A series of high-profile requests by companies wanting special tax breaks from Illinois in order to stay in the state have raised questions about whether the state’s business incentive programs actually result in job and economic growth.
So many questions have emerged, in fact, that lawmakers have agreed not to grant any tax breaks until hearings are held to evaluate the state’s tax environment and the effectiveness of business incentives.
“It’s clear to me that the policies that we are using now aren’t working,” says Rep. Jack Franks, who is helping lead a newly formed Illinois House working group that is doing the evaluation.
Illinois has the second-highest unemployment rate in the nation, 8.7 percent, and is ranked at the bottom of U.S. states for estimated job growth (see map).
Lawmakers are also in the midst of debating a scheduled income-tax rollback, as well as the future of the state’s corporate income tax — currently at 7 percent, plus a 2.5 percent tax on profits from in-state sales.
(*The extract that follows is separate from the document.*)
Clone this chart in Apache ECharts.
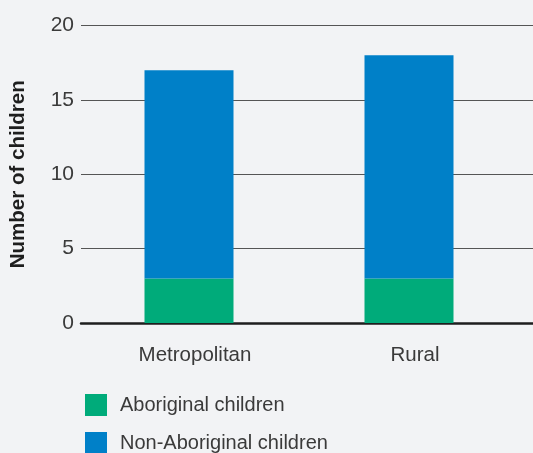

Illinois gives more than $1 billion in various corporate tax breaks each year.
With the agreed-upon moratorium in the House, no special incentives, which require legislative approval, are likely to get a hearing. The state’s main tax credit program used to keep businesses in the state — Economic Development for a Growing Economy (EDGE) — provides a credit against corporate income taxes to companies that make capital investments and create a minimum number of jobs in the state. Companies can still apply for and receive EDGE credits, but with the evaluation, some major reforms could be coming.
“The focus has not been on the creation of jobs, but rather on the retention of jobs,” Franks says, “which is very difficult to evaluate because [of the question], would a company have changed behavior but for the incentives that we have been giving?
“There has to be a better mechanism. The first thing I want to do is put in some metrics to evaluate incentive programs [to learn] whether they work in their current form, and then try to find [the ones] that have validity and leverage those so the taxpayers get a better return.”
Franks also wants to hear about best practices from other states. One idea, for example, is to use “closing funds,” under which businesses closing a deal with the state receive cash grants.
But he also hopes the working group helps lead to a more complete vision of how to make the state a better place to do business.
“Maybe we should be putting our money not to the incentive programs,” he says, “but perhaps to our human capital and providing these companies with the best-educated and [most-]talented workforce.”
The escalating competition among states to “steal” businesses, he adds, is unproductive.
“Might we be better pursuing a compact with our other Midwestern states and say that we’re not going to poach each other’s companies, but work regionally to try to bring more to everybody’s profits?” he asks.


Article written by Laura Tomaka, staff liaison to the Midwestern Legislative Conference Economic Development Committee. The committee's co-chairs are Michigan Rep. Eileen Kowall and Nebraska Sen. Heath Mello.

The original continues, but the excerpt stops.